▶ Short problem: Copy exactly the lines from the start of the material through the line with "lower_ci = [0.128, 0.198, 0.387, 0.060]". Pictures stay out of the copy.

▶ Collected data:

>> Begin

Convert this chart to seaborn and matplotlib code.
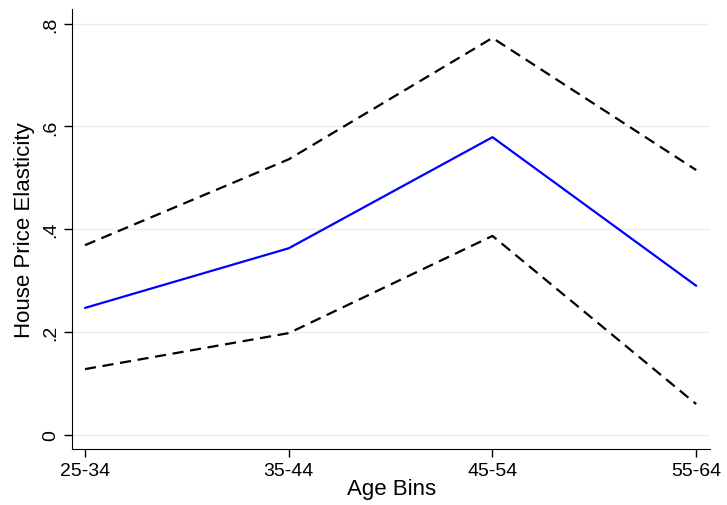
import matplotlib
matplotlib.use("Agg")
import matplotlib.pyplot as plt
import seaborn as sns
import pandas as pd

age_bins = ["25-34", "35-44", "45-54", "55-64"]
estimate = [0.247, 0.363, 0.579, 0.290]
upper_ci = [0.369, 0.536, 0.772, 0.515]
lower_ci = [0.128, 0.198, 0.387, 0.060]

sns.set_style("white")
plt.rcParams["font.family"] = ["Liberation Sans", "DejaVu Sans"]
plt.rcParams["text.color"] = "black"
plt.rcParams["axes.labelcolor"] = "black"

df = pd.DataFrame({"x": range(len(age_bins)), "est": estimate,
                   "hi": upper_ci, "lo": lower_ci})

fig = plt.figure(figsize=(7.27, 5.06), dpi=100)
ax = fig.add_axes([0.099, 0.111, 0.878, 0.869])

sns.lineplot(data=df, x="x", y="est", ax=ax, color="#0000ff", lw=1.6)
sns.lineplot(data=df, x="x", y="hi", ax=ax, color="black", lw=1.6, linestyle=(0, (5, 3)))
sns.lineplot(data=df, x="x", y="lo", ax=ax, color="black", lw=1.6, linestyle=(0, (5, 3)))

ax.set_xlim(-0.064, 3.069)
ax.set_ylim(-0.027, 0.828)
ax.set_xticks(range(len(age_bins)))
ax.set_xticklabels(age_bins, fontsize=14)
ax.set_yticks([0, 0.2, 0.4, 0.6, 0.8])
ax.set_yticklabels(["0", ".2", ".4", ".6", ".8"], fontsize=14, rotation=90, va="center")
ax.grid(axis="y", color="#e8eef2", lw=1)
ax.set_axisbelow(True)
ax.tick_params(axis="both", direction="out", length=6, width=1, colors="black",
               labelcolor="black", left=True, bottom=True)
for s in ["top", "right"]:
    ax.spines[s].set_visible(False)
for s in ["left", "bottom"]:
    ax.spines[s].set_color("black")
ax.set_xlabel("Age Bins", fontsize=16, labelpad=-1)
ax.set_ylabel("House Price Elasticity", fontsize=16, labelpad=5)

fig.savefig("out.png", dpi=100)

>> End

▶ The output:
Convert this chart to seaborn and matplotlib code.
import matplotlib
matplotlib.use("Agg")
import matplotlib.pyplot as plt
import seaborn as sns
import pandas as pd

age_bins = ["25-34", "35-44", "45-54", "55-64"]
estimate = [0.247, 0.363, 0.579, 0.290]
upper_ci = [0.369, 0.536, 0.772, 0.515]
lower_ci = [0.128, 0.198, 0.387, 0.060]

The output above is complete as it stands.